In airplanes with auxiliary tanks, it’s good practice to use fuel from the auxiliaries before the main fuel. In fuel-injected airplanes, however, including the Bonanza, more fuel is pumped from the supplying tank than the engine needs, and unused fuel returns to one of the main tanks. It’s necessary, therefore, to burn some fuel out of that tank before starting to empty the auxiliaries.

It seems, however, that the pilot did not try to feed fuel from the right tip tank until an hour and 40 minutes into the flight. If, at that point, he felt that he could make Gulfport-Biloxi but not New Orleans, he must have believed that he had sufficient fuel available for about two hours of flight-probably around 30 gallons, with the required reserve. But apparently he had less than that, because he ran out only 75 minutes later.

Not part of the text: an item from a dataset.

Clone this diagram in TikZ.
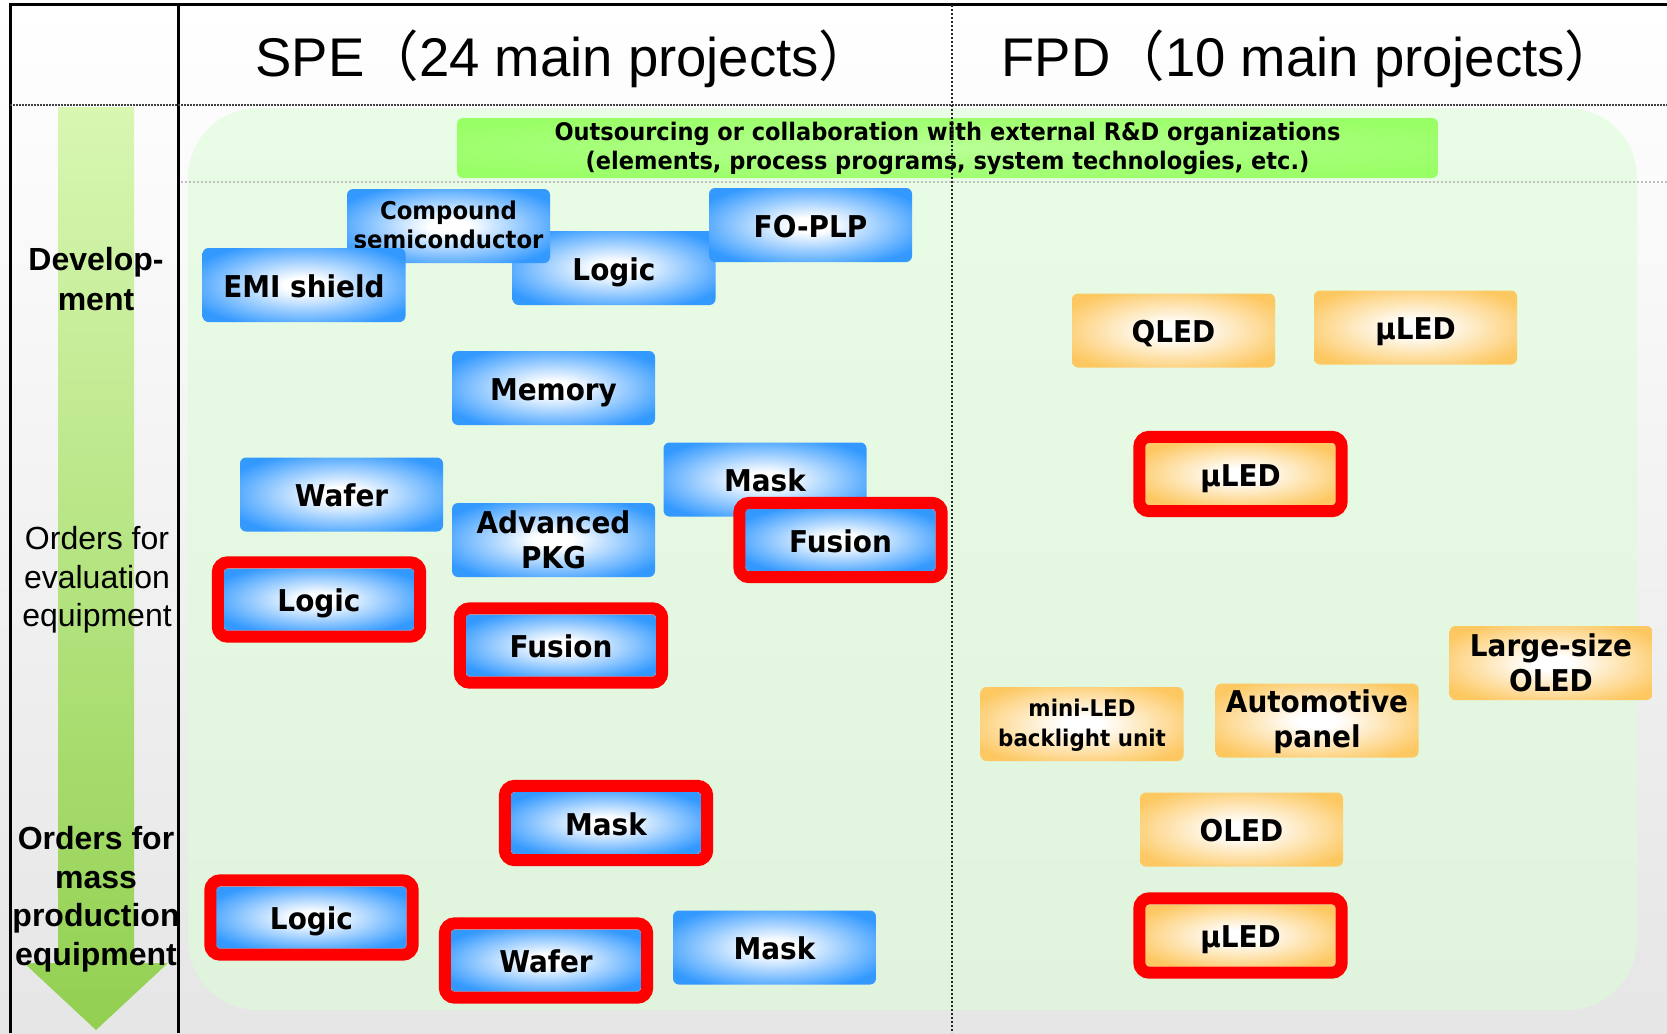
\documentclass[tikz,border=0pt]{standalone}
\usepackage{fontspec}
\setmainfont{Liberation Sans}
\newfontfamily\boxfont[FakeStretch=0.93]{DejaVu Sans}
\newfontfamily\cjk{Noto Sans CJK JP}
\definecolor{bluebox}{RGB}{51,153,255}
\definecolor{orangebox}{RGB}{253,200,98}
\definecolor{barfill}{RGB}{153,255,102}
\definecolor{barlight}{RGB}{185,255,150}
\definecolor{areafill}{RGB}{232,252,230}
\definecolor{areabot}{RGB}{224,243,221}
\definecolor{ringred}{RGB}{255,0,0}
\definecolor{arrowtop}{RGB}{216,247,178}
\definecolor{arrowbot}{RGB}{146,208,80}
\pgfdeclareradialshading{boxblue}{\pgfpoint{0bp}{0bp}}{color(0bp)=(white); color(5bp)=(white); color(30bp)=(bluebox); color(50bp)=(bluebox)}
\pgfdeclareradialshading{boxorange}{\pgfpoint{0bp}{0bp}}{color(0bp)=(white); color(5bp)=(white); color(30bp)=(orangebox); color(50bp)=(orangebox)}
\pgfdeclareradialshading{boxgreen}{\pgfpoint{0bp}{0bp}}{color(0bp)=(barlight); color(30bp)=(barfill); color(50bp)=(barfill)}
\tikzset{
  bbox/.style={shade, shading=boxblue, rounded corners=6pt, minimum width=203pt, minimum height=74pt,
    inner sep=0pt, align=center, text=black, font=\boxfont\bfseries\fontsize{30}{35}\selectfont},
  obox/.style={bbox, shading=boxorange},
  sl/.style={text height=27pt, text depth=3pt},
  rin/.style={minimum width=190pt, minimum height=62pt, rounded corners=4pt},
  ring/.style={draw=ringred, line width=12pt, rounded corners=10pt},
  sidetext/.style={align=center, font=\fontsize{32}{38.5}\selectfont},
  headtext/.style={font=\fontsize{54.5}{62}\selectfont},
}
\begin{document}
\begin{tikzpicture}[x=1pt,y=-1pt]
\useasboundingbox (0,0) rectangle (1667,1033);
% background
\shade[top color=white, middle color=white, bottom color=black!10] (0,0) rectangle (1667,1033);
% green area
\shade[top color=areafill, bottom color=areabot, rounded corners=70pt] (188,108) rectangle (1637,1010);
% arrow in left column
\shade[top color=arrowtop, bottom color=arrowbot] (58,107) -- (134,107) -- (134,963) -- (168,963)
  -- (96,1030) -- (24,963) -- (58,963) -- cycle;
% frame lines
\draw[line width=3pt] (10,1033) -- (10,5) -- (1667,5);
\draw[line width=3pt] (178,5) -- (178,1033);
\draw[line width=2.5pt, black!75, dash pattern=on 1.5pt off 1.5pt] (10,105) -- (1667,105);
\draw[line width=2pt, black!25, dash pattern=on 2pt off 2pt] (181,182) -- (1667,182);
% headers
\node[headtext, anchor=base west] (spe) at (252,77) {SPE{\cjk （}24 main projects{\cjk ）}};
\node[headtext, anchor=base west] (fpd) at (998,77) {FPD{\cjk （}10 main projects{\cjk ）}};
% left column
\node[sidetext, font=\bfseries\fontsize{32}{40}\selectfont] (dev) at (96,279) {Develop-\\ment};
\node[sidetext] (eval) at (97,580) {Orders for\\evaluation\\equipment};
\node[sidetext, font=\bfseries\fontsize{32}{38.5}\selectfont] (mass) at (96,899) {Orders for\\mass\\production\\equipment};
% green bar
\node[shade, shading=boxgreen, rounded corners=6pt, minimum width=981pt, minimum height=60pt, inner sep=0pt,
  align=center, font=\boxfont\bfseries\fontsize{24.2}{29}\selectfont] (bar) at (947.5,148)
  {Outsourcing or collaboration with external R\&D organizations\\(elements, process programs, system technologies, etc.)};
% vertical dotted divider
\draw[line width=2pt, black!85, dash pattern=on 2pt off 2pt] (952,5) -- (952,1033);
% SPE boxes
\node[bbox, sl] (logicA) at (614,268) {Logic};
\node[bbox, font=\boxfont\bfseries\fontsize{24.5}{29}\selectfont, text depth=3pt] (comp) at (448.5,226) {Compound\\semiconductor};
\node[bbox, sl] (emi) at (304,285) {EMI shield};
\node[bbox, sl] (foplp) at (810.5,225) {FO-PLP};
\node[bbox, sl] (memory) at (553.5,388) {Memory};
\node[bbox, sl] (waferA) at (341.5,494.5) {Wafer};
\node[bbox, sl] (maskA) at (765,479.5) {Mask};
\node[bbox] (advpkg) at (553.5,540) {Advanced\\PKG};
\node[bbox, sl] (maskC) at (774.5,947.5) {Mask};
\node[bbox, sl, rin] (fusionA) at (840.5,540) {Fusion};
\node[bbox, sl, rin] (logicB) at (319,599.5) {Logic};
\node[bbox, sl, rin] (fusionB) at (561,645.5) {Fusion};
\node[bbox, sl, rin] (maskB) at (606,823) {Mask};
\node[bbox, sl, rin] (logicC) at (311.5,917.5) {Logic};
\node[bbox, sl, rin] (waferB) at (546,960.5) {Wafer};
% FPD boxes
\node[obox, sl] (qled) at (1173.5,330.5) {QLED};
\node[obox, sl] (uledA) at (1415.5,327.5) {µLED};
\node[obox, sl, rin] (uledB) at (1240.5,474) {µLED};
\node[obox] (large) at (1551,663) {Large-size\\OLED};
\node[obox, font=\boxfont\bfseries\fontsize{23}{30}\selectfont, text depth=2pt] (mini) at (1082,724) {mini-LED\\backlight unit};
\node[obox, text depth=3pt] (auto) at (1317,720.5) {Automotive\\panel};
\node[obox, sl] (oled) at (1241.5,829.5) {OLED};
\node[obox, sl, rin] (uledC) at (1240.5,935.5) {µLED};
% red rings
\foreach \n in {fusionA,logicB,fusionB,maskB,logicC,waferB,uledB,uledC}
  \draw[ring] ([shift={(-6pt,6pt)}]\n.north west) rectangle ([shift={(6pt,-6pt)}]\n.south east);
\end{tikzpicture}
\end{document}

At first glance it appears that the half-trained pilot was wildly overconfident to undertake a three-hour night IFR flight alone. But it’s possible that he actually expected to make the entire flight in visual conditions, and that he filed an IFR flight plan just to gain experience with the system. The flight would, so to speak, have been a simulation, like the Flight Simulator trips he had made along the same route, but with real live controllers in the role of the desktop computer. To the extent that vectors might have threatened to send him into IMC, he could always have cancelled IFR and continued VFR.

At some point he must have become aware of the overcast blanketing the coast beneath him. The weather was better inland; 40 miles northeast of Pensacola, there were breaks in the overcast. It may have been better still farther north; the accident report unfortunately does not discuss the larger weather picture. If the forecast at New Orleans was good, however, he would not have been the first pilot who flew VFR over a stretch of low-level IMC in order to reach a VMC destination.

The accident report does not say whether the pilot inquired about weather ahead when he decided to pass up Panama City and make for Gulfport-Biloxi; nor is there any mention of his having inquired of the Pensacola controller whether there was a non-IMC airport anywhere within, say, 100 miles, a distance that he could have traveled, at economy cruise, with the fuel that he burned in 45 minutes of unsuccessful ILS approaches.

The sad fact is that the pilot had gotten in over his head some time earlier. His confusion is evident throughout his communications with the Pensacola controller. Furthermore, an ILS approach to 200-foot minimums is a difficult task even for a well-practiced instrument pilot. The controller must have known that the pilot was very unlikely to land safely; but what could he do but keep trying to bring him in?

Flight simulation software has probably convinced quite a few pilots that they were ready for the big leagues long before they really were. What makes the real thing more difficult than the simulation is fear. When you’re alone in an airplane in the dark and running out of fuel and the fog below you is hovering just at airline minimums, you know that if you crash you won’t be getting up and strolling to the refrigerator. Flight Simulator is said to be marvelously realistic; what would make it more realistic still would be to play it while a slightly crazed stranger held a gun to your head.

This article is based solely on the National Transportation Safety Board’s reports of the accidents and is intended to bring the issues raised to the attention of our readers. It is not intended to judge or to reach any definitive conclusions about the ability or capacity of any person, living or dead, or any aircraft or accessory.